Because credit unions take on less risk, they tend to be less affected by the business cycle, and therefore can serve as an important counter cyclical economic force in local markets, softening the blow of economic downturns in local economies. Indeed, in the face of the recent financial crisis credit unions unlike their counterparts in the for-profit banking sector served as both a counter-cyclical force and a safe haven, with much stronger loan and deposit growth than banking institutions. If credit unions are regulated and supervised more and more like banks, they will act more and more like banks. That would be a tragic loss for the consumers of financial services in America’s working and middle class.

Jack Antonini, CEO, NACUSO, questioning NCUA’s anecdotal references to CUSO losses.

As we have stated in the past, CUSOs have been used effectively by credit unions for decades to reduce costs and generate income. Yet, NCUA continues to present anecdotal and unsubstantiated references to what it considers substantial CUSO losses over the last decade as justification for over burdensome CUSO regulations and now an overzealous risk weight to CUSO investments.

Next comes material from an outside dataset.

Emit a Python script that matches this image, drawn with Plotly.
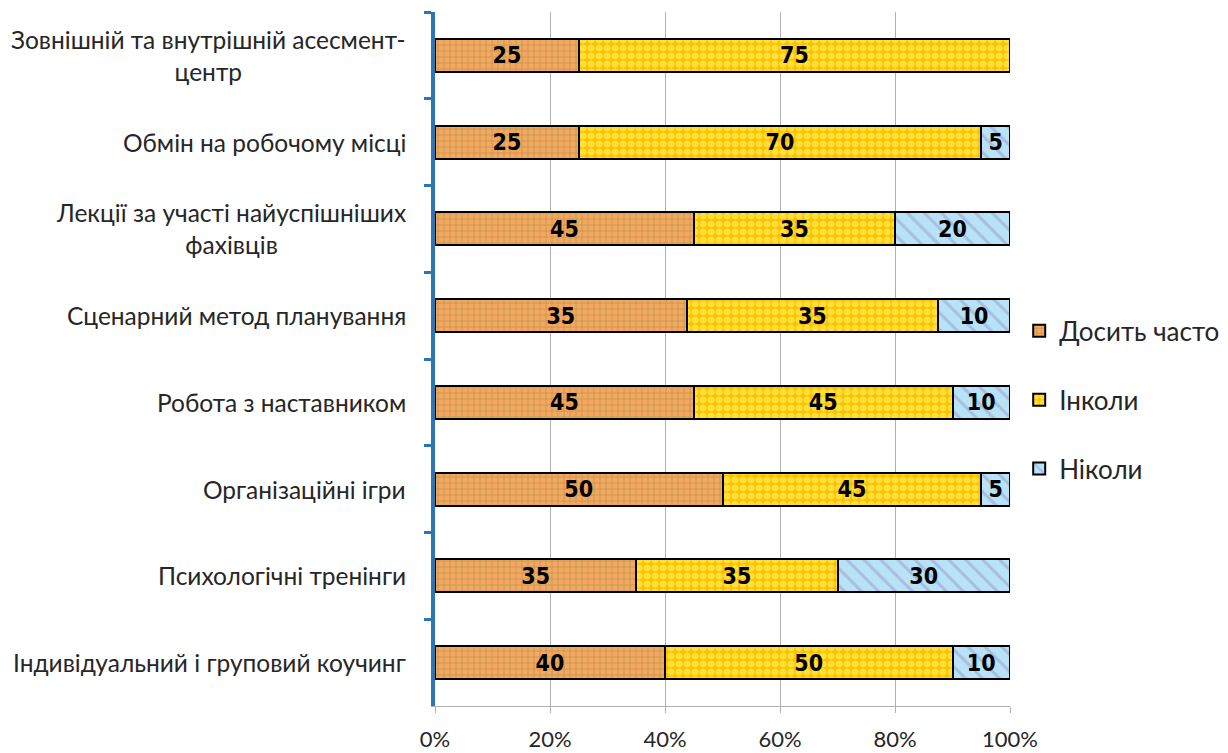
import plotly.graph_objects as go

categories = [
    "Зовнішній та внутрішній асесмент-<br>центр",
    "Обмін на робочому місці",
    "Лекції за участі найуспішніших<br>фахівців",
    "Сценарний метод планування",
    "Робота з наставником",
    "Організаційні ігри",
    "Психологічні тренінги",
    "Індивідуальний і груповий коучинг",
]
often = [25, 25, 45, 35, 45, 50, 35, 40]
sometimes = [75, 70, 35, 35, 45, 45, 35, 50]
never = [None, 5, 20, 10, 10, 5, 30, 10]
series_names = ["Досить часто", "Інколи", "Ніколи"]
x_ticks = [0, 20, 40, 60, 80, 100]

styles = [
    dict(bg="#F6A65E", fg="#5E8A3A", shape="+", size=6, solidity=0.2),
    dict(bg="#FFC000", fg="#FFFF70", shape=".", size=8, solidity=0.6),
    dict(bg="#B7E2F7", fg="#9A9ACB", shape="\\", size=12, solidity=0.25),
]

fig = go.Figure()
for name, vals, st in zip(series_names, [often, sometimes, never], styles):
    fig.add_trace(go.Bar(
        y=categories, x=vals, name=name, orientation="h",
        text=[("" if v is None else str(v)) for v in vals],
        textposition="inside", insidetextanchor="middle", textangle=0,
        textfont=dict(family="DejaVu Sans Condensed, Roboto Condensed, sans-serif",
                      size=23, color="black", weight="bold"),
        marker=dict(color=st["bg"], line=dict(color="black", width=2),
                    pattern=dict(shape=st["shape"], fgcolor=st["fg"], bgcolor=st["bg"],
                                 size=st["size"], solidity=st["solidity"], fillmode="overlay")),
        legendgroup=name,
    ))

for c in categories:
    fig.add_annotation(
        x=0, xref="paper", y=c, yref="y", xanchor="right", xshift=-27,
        text=c, showarrow=False, align="center",
        font=dict(family="Lato", size=24.5, color="#262626"),
    )

fig.update_layout(
    barmode="stack", barnorm="percent", bargap=0.62,
    width=1228, height=753,
    margin=dict(l=435, r=218, t=12, b=47, autoexpand=False),
    paper_bgcolor="white", plot_bgcolor="white",
    font=dict(family="Lato", color="#262626"),
    legend=dict(x=1.016, y=0.441, yanchor="middle", xanchor="left",
                font=dict(size=26, color="#262626"), tracegroupgap=32,
                traceorder="grouped", itemwidth=30),
    uniformtext=dict(mode="show", minsize=10),
)
fig.update_xaxes(
    range=[0, 100], tickvals=x_ticks, ticktext=[f"{t}%" for t in x_ticks],
    showgrid=True, gridcolor="#B0B0B0", gridwidth=1,
    showline=True, linecolor="#B0B0B0", linewidth=1, automargin=False,
    ticks="outside", ticklen=6, tickcolor="#B0B0B0", ticklabelstandoff=8,
    tickfont=dict(family="Lato", size=22, color="#262626"), zeroline=False,
)
fig.update_yaxes(
    categoryorder="array", categoryarray=categories, autorange="reversed",
    showline=True, linecolor="#2E75B6", linewidth=4, automargin=False,
    ticks="outside", tickson="boundaries", ticklen=7, tickcolor="#2E75B6", tickwidth=3,
    showticklabels=False, showgrid=False,
)
fig.write_html("out.html")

No detailed statistics have been provided to justify these losses as substantial, and NACUSO would challenge any such claim as we are not able to substantiate any losses of a significant nature through credit union investment in CUSOs over the past ten years and in fact find that such CUSO investment losses have been largely immaterial.

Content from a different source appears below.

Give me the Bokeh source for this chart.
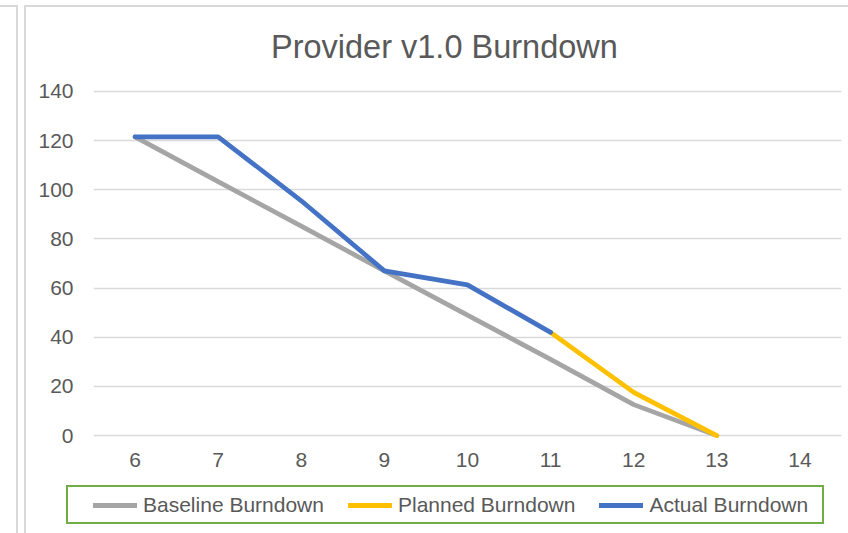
from bokeh.plotting import figure
from bokeh.models import Range1d, FixedTicker, Legend, LegendItem
from bokeh.layouts import column
from bokeh.embed import file_html
from bokeh.resources import INLINE

nan = float("nan")

# ---- data ----
days = [6, 7, 8, 9, 10, 11, 12, 13, 14]
baseline = [121.5, 103.3, 85.2, 67, 49, 31, 12.6, 0, nan]
planned = [nan, nan, nan, nan, nan, 42, 17.6, 0, nan]
actual = [121.5, 121.5, 95.5, 67, 61.3, 42, nan, nan, nan]
y_ticks = [0, 20, 40, 60, 80, 100, 120, 140]
title_text = "Provider v1.0 Burndown"
series_names = ["Baseline Burndown", "Planned Burndown", "Actual Burndown"]
series_colors = ["#A5A5A5", "#FFC000", "#4472C4"]

FONT = "Liberation Sans"
TXT = "#595959"
SHEET = "#D9D9D9"
GREEN = "#70AD47"

W, H1, H2 = 848, 478, 55


# decorative sheet / legend frame lines drawn as CSS background of the figure hosts
def rect(x, y, w, h, col):
    return (f"linear-gradient({col},{col})", f"{x}px {y}px", f"{w}px {h}px")


def css_of(deco):
    return {
        "background-image": ", ".join(d[0] for d in deco),
        "background-position": ", ".join(d[1] for d in deco),
        "background-size": ", ".join(d[2] for d in deco),
        "background-repeat": "no-repeat",
        "background-color": "white",
    }


deco_main = [
    rect(16, 5, 2, H1 - 5, SHEET),
    rect(0, 5, 18, 2, SHEET),
    rect(24, 5, 2, H1 - 5, SHEET),
    rect(24, 5, W - 24, 2, SHEET),
]
deco_leg = [
    rect(16, 0, 2, H2, SHEET),
    rect(24, 0, 2, H2, SHEET),
    rect(66, 7, 758, 2, GREEN),
    rect(66, 44, 758, 2, GREEN),
    rect(66, 7, 2, 39, GREEN),
    rect(822, 7, 2, 39, GREEN),
]

# ---- main chart ----
p = figure(width=W, height=H1, output_backend="svg", toolbar_location=None,
           x_range=Range1d(5.5, 14.5), y_range=Range1d(-4, 144),
           min_border_left=93, min_border_right=7, min_border_top=81, min_border_bottom=H1 - 445,
           styles=css_of(deco_main))
p.outline_line_color = None
p.background_fill_color = None
p.border_fill_color = None

p.title.text = title_text
p.title.align = "left"
p.title.offset = 177.5
p.title.standoff = 34
p.title.text_font = FONT
p.title.text_font_size = "32.5px"
p.title.text_font_style = "normal"
p.title.text_color = TXT

p.xaxis.ticker = FixedTicker(ticks=days)
p.yaxis.ticker = FixedTicker(ticks=y_ticks)
for ax in (p.xaxis, p.yaxis):
    ax.axis_line_color = None
    ax.major_tick_line_color = None
    ax.minor_tick_line_color = None
    ax.major_tick_out = 0
    ax.major_tick_in = 0
    ax.major_label_text_font = FONT
    ax.major_label_text_font_size = "21px"
    ax.major_label_text_color = TXT
p.xaxis.major_label_standoff = 7
p.yaxis.major_label_standoff = 20

p.xgrid.grid_line_color = None
p.ygrid.grid_line_color = SHEET
p.ygrid.grid_line_width = 1.6

series = [baseline, planned, actual]
for vals, col in zip(series, series_colors):
    p.line(days, vals, line_color=col, line_width=4.7, line_cap="round", line_join="round")

# ---- legend strip (own small canvas; its ranges keep the proxy lines out of view) ----
q = figure(width=W, height=H2, output_backend="svg", toolbar_location=None,
           x_range=Range1d(100, 101), y_range=Range1d(1000, 1001),
           x_axis_location=None, y_axis_location=None,
           min_border_left=0, min_border_right=0, min_border_top=0, min_border_bottom=0,
           styles=css_of(deco_leg))
q.outline_line_color = None
q.background_fill_color = None
q.border_fill_color = None
q.grid.visible = False

proxies = [q.line(days, vals, line_color=col, line_width=5, line_cap="round")
           for vals, col in zip(series, series_colors)]

legend = Legend(items=[LegendItem(label=n, renderers=[r]) for n, r in zip(series_names, proxies)],
                orientation="horizontal", location=(0, 16.5), padding=0, margin=0,
                spacing=24, label_standoff=6, glyph_width=44, glyph_height=24,
                label_height=24, border_line_color=None, background_fill_alpha=0,
                label_text_font=FONT, label_text_font_size="21px", label_text_color=TXT)
q.add_layout(legend)

layout = column(p, q, spacing=0)
open("out.html", "w").write(file_html(layout, INLINE))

Rick Mullen, SVP, Coastal FCU, explaining how a 250% weighting factor to mortgage servicing rights under RBC2 is a perfect example of the NCUA contradicting its own guidance.

So with this new RBC proposal, the NCUA is effectively saying that it wants credit unions to sell the most significant member relationships that it has [mortgages] in order to manage interest rate risk, but that it is going to penalize severely any credit union that tries to provide services to those members after the sale. If a credit union wants to avoid that severe penalty, under this RBC proposal, it must sell its member relationship simultaneously with the sale of its loan, and turn that member relationship over to Wells Fargo or JPMChase or Ocwen and let them take care of that member’s needs for the next thirty years instead of the credit union. In other words, we want you to create MSRs, but we plan to penalize you if you try to retain them on your balance sheet.’